Ich komme auch aus einer Kleinstadt mit knapp 15.000 Einwohnern mit einem schwachen ÖPNV innerorts und einem kaum existierenden ÖPNV zu den umliegenden Dörfern. Dazu kommt noch, dass die Gegend Hügelig ist und Steigungen jenseits der 10% keine Seltenheit. Es ist also nur für wenige eine Option alles mit dem Rad zu machen, auch wenn das durch Pedelecs natürlich heute besser geht als noch vor wenigen Jahren.
Der Einkauf ist für Viele dadurch erschwert, dass sich mittlerweile die Supermärkte alle auf einer sehr kleinen Fläche am einen Ende des Ortes konzentrieren.

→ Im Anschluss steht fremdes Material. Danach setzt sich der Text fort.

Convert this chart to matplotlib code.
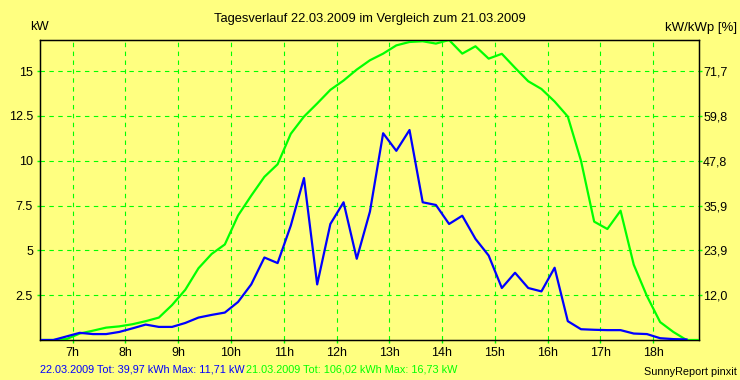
import matplotlib

matplotlib.use("Agg")
import matplotlib.pyplot as plt
import numpy as np

plt.rcParams["font.family"] = ["Liberation Sans", "DejaVu Sans"]

# 15-minute readings, times as HH:MM
times = [
    "06:23", "06:38", "06:53", "07:08", "07:23", "07:38", "07:53", "08:08",
    "08:23", "08:38", "08:53", "09:08", "09:23", "09:38", "09:53", "10:08",
    "10:23", "10:38", "10:53", "11:08", "11:23", "11:38", "11:53", "12:08",
    "12:23", "12:38", "12:53", "13:08", "13:23", "13:38", "13:53", "14:08",
    "14:23", "14:38", "14:53", "15:08", "15:23", "15:38", "15:53", "16:08",
    "16:23", "16:38", "16:53", "17:08", "17:23", "17:38", "17:53", "18:08",
    "18:23", "18:38", "18:53",
]
kw_22 = [
    0.0, 0.0, 0.2, 0.4, 0.33, 0.33, 0.45, 0.65,
    0.86, 0.73, 0.73, 0.95, 1.25, 1.4, 1.53, 2.12,
    3.1, 4.6, 4.29, 6.38, 9.03, 3.1, 6.47, 7.68,
    4.53, 7.16, 11.53, 10.55, 11.71, 7.68, 7.53, 6.47,
    6.93, 5.64, 4.71, 2.9, 3.75, 2.9, 2.71, 4.03,
    1.05, 0.6, 0.57, 0.55, 0.55, 0.36, 0.33, 0.1,
    0.05, 0.03, None,
]
kw_21 = [
    0.0, 0.0, 0.05, 0.36, 0.52, 0.69, 0.76, 0.88,
    1.05, 1.25, 1.95, 2.8, 4.0, 4.8, 5.33, 6.94,
    8.05, 9.1, 9.8, 11.5, 12.46, 13.19, 13.95, 14.47,
    15.08, 15.6, 15.97, 16.43, 16.62, 16.66, 16.53, 16.73,
    15.97, 16.38, 15.69, 15.96, 15.18, 14.43, 14.0, 13.3,
    12.46, 10.0, 6.6, 6.19, 7.21, 4.2, 2.45, 1.0,
    0.45, 0.0, 0.0,
]

hour_ticks = [7, 8, 9, 10, 11, 12, 13, 14, 15, 16, 17, 18]
hour_labels = ["7h", "8h", "9h", "10h", "11h", "12h", "13h", "14h", "15h", "16h", "17h", "18h"]
kw_ticks = [2.5, 5, 7.5, 10, 12.5, 15]
kw_labels = ["2.5", "5", "7.5", "10", "12.5", "15"]
pct_labels = ["12,0", "23,9", "35,9", "47,8", "59,8", "71,7"]

BG = "#FFFF80"
GREEN = "#00FF00"
BLUE = "#0000FF"
W, H = 740, 380


def to_hours(hhmm):
    h, m = hhmm.split(":")
    return int(h) + int(m) / 60


x = np.array([to_hours(t) for t in times])
y22 = np.array([np.nan if v is None else v for v in kw_22])
y21 = np.array(kw_21)

fig = plt.figure(figsize=(W / 100, H / 100), dpi=100, facecolor=BG)
ax = fig.add_axes([40 / W, 40 / H, 659 / W, 300 / H], facecolor=BG)

ax.plot(x, y21, color=GREEN, linewidth=1.6, zorder=3)
ax.plot(x, y22, color=BLUE, linewidth=1.6, zorder=4)

ax.set_xlim(6.38, 18.87)
ax.set_ylim(0, 16.73)
ax.set_xticks(hour_ticks)
ax.set_xticklabels(hour_labels)
ax.set_yticks(kw_ticks)
ax.set_yticklabels(kw_labels)
ax.grid(True, color=GREEN, linestyle=(0, (4, 4)), linewidth=0.8)
ax.tick_params(axis="both", color=GREEN, length=2, width=1, labelsize=9, pad=3)

for spine in ax.spines.values():
    spine.set_color("black")
    spine.set_linewidth(1)

ax2 = ax.twinx()
ax2.set_ylim(ax.get_ylim())
ax2.set_yticks(kw_ticks)
ax2.set_yticklabels(pct_labels)
ax2.tick_params(axis="y", color=GREEN, length=2, width=1, labelsize=9, pad=1)


def px_text(px, py, s, **kw):
    return fig.text(px / W, 1 - py / H, s, **kw)


px_text(370, 19, "Tagesverlauf 22.03.2009 im Vergleich zum 21.03.2009",
        ha="center", va="center", fontsize=9.3)
px_text(30, 27, "kW", ha="left", va="center", fontsize=9.3)
px_text(737, 28, "kW/kWp [%]", ha="right", va="center", fontsize=9.5)

blue_txt = px_text(40, 369, "22.03.2009 Tot: 39,97 kWh Max: 11,71 kW",
                   ha="left", va="center", fontsize=7.8, color=BLUE)
fig.canvas.draw()
blue_end = blue_txt.get_window_extent().x1
px_text(blue_end + 1, 369, "21.03.2009 Tot: 106,02 kWh Max: 16,73 kW",
        ha="left", va="center", fontsize=7.8, color=GREEN)
px_text(737, 372, "SunnyReport pinxit", ha="right", va="center", fontsize=7.8)

fig.savefig("out.png", dpi=100, facecolor=BG)
plt.close(fig)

Einkauf ist aber was die Mobilität im ländlichen Raum (und dazu zähle ich Kleinstädte die nicht direkt mit größeren zusammengewachsen sind) angeht nur einer von vielen Punkten.

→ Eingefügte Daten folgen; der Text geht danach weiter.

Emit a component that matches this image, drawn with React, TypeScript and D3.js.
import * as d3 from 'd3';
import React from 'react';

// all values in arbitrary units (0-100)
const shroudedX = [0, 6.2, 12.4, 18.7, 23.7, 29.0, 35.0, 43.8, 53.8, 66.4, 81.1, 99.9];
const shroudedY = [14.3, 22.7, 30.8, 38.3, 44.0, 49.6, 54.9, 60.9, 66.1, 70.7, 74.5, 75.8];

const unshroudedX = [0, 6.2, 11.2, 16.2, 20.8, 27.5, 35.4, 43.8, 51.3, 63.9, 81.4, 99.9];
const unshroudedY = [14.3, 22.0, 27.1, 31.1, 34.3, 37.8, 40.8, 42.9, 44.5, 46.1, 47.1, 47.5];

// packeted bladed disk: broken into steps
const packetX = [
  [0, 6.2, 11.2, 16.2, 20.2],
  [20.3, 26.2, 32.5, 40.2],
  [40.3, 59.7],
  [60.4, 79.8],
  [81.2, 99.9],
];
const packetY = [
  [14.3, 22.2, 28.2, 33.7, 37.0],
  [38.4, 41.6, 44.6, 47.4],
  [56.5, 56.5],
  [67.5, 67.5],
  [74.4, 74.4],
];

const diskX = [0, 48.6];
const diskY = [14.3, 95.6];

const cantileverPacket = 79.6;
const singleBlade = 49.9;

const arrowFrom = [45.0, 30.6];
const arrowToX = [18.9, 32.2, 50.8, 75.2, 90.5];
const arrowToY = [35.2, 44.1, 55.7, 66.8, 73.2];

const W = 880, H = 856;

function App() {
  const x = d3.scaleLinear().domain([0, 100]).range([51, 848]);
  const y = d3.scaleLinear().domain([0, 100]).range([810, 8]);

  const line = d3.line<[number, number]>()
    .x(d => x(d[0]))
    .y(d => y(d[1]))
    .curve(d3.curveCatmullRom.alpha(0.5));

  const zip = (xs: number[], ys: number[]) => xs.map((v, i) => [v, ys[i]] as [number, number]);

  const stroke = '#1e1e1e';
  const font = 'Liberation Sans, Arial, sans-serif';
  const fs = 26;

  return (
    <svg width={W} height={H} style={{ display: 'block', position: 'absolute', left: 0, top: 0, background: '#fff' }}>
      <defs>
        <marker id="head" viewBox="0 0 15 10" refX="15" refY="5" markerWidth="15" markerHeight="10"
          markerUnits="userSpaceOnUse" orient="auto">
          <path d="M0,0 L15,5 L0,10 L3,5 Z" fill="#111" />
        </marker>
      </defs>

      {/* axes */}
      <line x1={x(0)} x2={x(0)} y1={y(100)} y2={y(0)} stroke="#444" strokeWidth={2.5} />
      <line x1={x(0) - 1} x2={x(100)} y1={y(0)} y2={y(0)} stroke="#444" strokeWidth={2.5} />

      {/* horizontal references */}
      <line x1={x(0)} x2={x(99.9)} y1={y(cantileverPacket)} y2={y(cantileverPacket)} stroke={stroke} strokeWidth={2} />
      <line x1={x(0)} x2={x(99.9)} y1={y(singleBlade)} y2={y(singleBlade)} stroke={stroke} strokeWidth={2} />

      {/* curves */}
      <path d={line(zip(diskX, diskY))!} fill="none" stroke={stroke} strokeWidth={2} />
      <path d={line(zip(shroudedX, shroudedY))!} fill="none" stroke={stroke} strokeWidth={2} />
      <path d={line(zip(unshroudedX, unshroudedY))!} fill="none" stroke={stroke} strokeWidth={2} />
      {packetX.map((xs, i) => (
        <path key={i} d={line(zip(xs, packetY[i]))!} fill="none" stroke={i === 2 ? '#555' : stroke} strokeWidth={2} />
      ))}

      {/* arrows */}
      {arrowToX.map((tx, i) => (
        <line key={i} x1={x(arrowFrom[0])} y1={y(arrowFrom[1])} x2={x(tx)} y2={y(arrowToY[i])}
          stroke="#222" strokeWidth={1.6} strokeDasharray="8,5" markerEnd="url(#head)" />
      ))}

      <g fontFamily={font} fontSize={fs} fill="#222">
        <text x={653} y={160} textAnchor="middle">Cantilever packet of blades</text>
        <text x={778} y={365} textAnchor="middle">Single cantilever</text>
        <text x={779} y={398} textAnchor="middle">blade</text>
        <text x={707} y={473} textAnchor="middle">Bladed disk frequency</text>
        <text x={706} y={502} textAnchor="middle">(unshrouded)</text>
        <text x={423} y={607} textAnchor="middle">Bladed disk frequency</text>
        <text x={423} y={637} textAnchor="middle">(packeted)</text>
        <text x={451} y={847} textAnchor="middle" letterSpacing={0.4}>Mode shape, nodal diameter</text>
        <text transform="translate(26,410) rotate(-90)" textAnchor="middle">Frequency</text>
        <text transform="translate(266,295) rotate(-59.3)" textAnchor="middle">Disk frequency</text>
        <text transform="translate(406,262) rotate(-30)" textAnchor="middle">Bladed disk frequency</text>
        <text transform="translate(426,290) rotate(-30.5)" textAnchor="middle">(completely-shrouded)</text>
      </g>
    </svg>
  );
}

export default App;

Dazu kommt dann vor allem der Arbeitsweg. Nicht jeder arbeitet am Ort selbst sondern viele in Umliegenden Orten. Die Verbindung zu den nächsten zwei größeren Städten ist mit der Bahn ins Zentrum zwar sehr gut, je nachdem wo dort der Arbeitgeber sitzt kann es aber eben durchaus sein, dass man mit ÖPNV pro Richtung 40-50 Minuten länger braucht. Trotzdem wird die Bahnverbindung gut angenommen und der erst vergrößerte P+R Parkplatz ist meist überfüllt. Hier kommen wir aber schon wieder zum nächsten Punkt. Möchte man mit der Bahn fahren, dann muss man auch erstmal zum Bahnhof kommen. ÖPNV gibt es dafür nicht und das Rad wäre zuletzt im Dezember alleine an 4 Werktagen wegen Schnee und Eisregen keine Lösung gewesen.
Soziale Kontakte entstehen in solchen Regionen schon ab der Schulzeit nicht nur in der Nachbarschaft sondern auch zu den umliegenden Dörfern. Schulfreunde, Arbeitskollegen, etc. kann man aber auch nicht einfach so mit dem Bus besuchen.
Noch extremer finde ich die Situation z.B. im Erzgebirge wo ich viel beruflich unterwegs bin. Hier gibt es viele kleinere Orte und zudem noch viele dezentrale Industriegebiete. Das ganze bei vielen Steigungen und schmalen Landstraßen und einem schneereichen Winter. Die wenigsten Paare und Familien dürften überhaupt die Situation haben, dass alle am gleichen Ort Arbeit und ggf. Schule haben können.
Das heißt zumindest zum aktuellen Stand ist es für die meisten kaum praktikabel auf eine Auto zu verzichten und ehrlich gesagt glaube ich auch nicht, dass in diesen Gegenden zukünftig in vielen Haushalten auf ein Auto verzichtet werden kann. Es ist aber auch heute schon durchaus so, dass ich sehe, dass die Leute trotzdem viel mehr einzelne Wege ohne Auto zurücklegen könnten. In meinem Bekanntenkreis gibt es viele die selbst kürzeste Wege mit dem Auto fahren, obwohl das nicht mal eine Zeitersparnis bringt. Weil das Auto sowieso vorhanden ist und anders als in Großstädten die Parkplatzsuche kein Problem ist wird nicht drüber nachgedacht welche Strecken auch anders zurückgelegt werden können.
Für die Zukunft würde ich mir für solche Regionen wünschen, dass es zumindest eine grundlegende Versorgung mit ÖPNV gibt und das Thema Radverkehr ausgebaut wird, z.B. auch durch sichere Abstellmöglichkeiten am Bahnhof. Ich glaube aufgrund des komplexen Verkehrs in alle Richtungen nicht, dass man das Auto komplett überflüssig machen kann, aber man kann zumindest die Abhängigkeit vom Auto massiv reduzieren. Und wenn damit nur der Zweit- oder Drittwagen (bei Familien mit erwachsenen Kindern) reduziert werden kann und die insgesamt zurückgelegten km deutlich reduziert werden, wäre in meinen Augen schon ein großer Schritt getan.
Das Thema Tempo 30 in Städten und Abbau von Parkplätzen sehe ich aber insgesamt so wie es in der Lage angesprochen wurde. Tempo 30 gibt es in Österreich auch in kleinen Orten ohne Probleme und der Abbau von Parkplätzen könnte für die vom Land kommende Bevölkerung dadurch abgemildert werden, dass attraktive P+R Angebote geschaffen werden.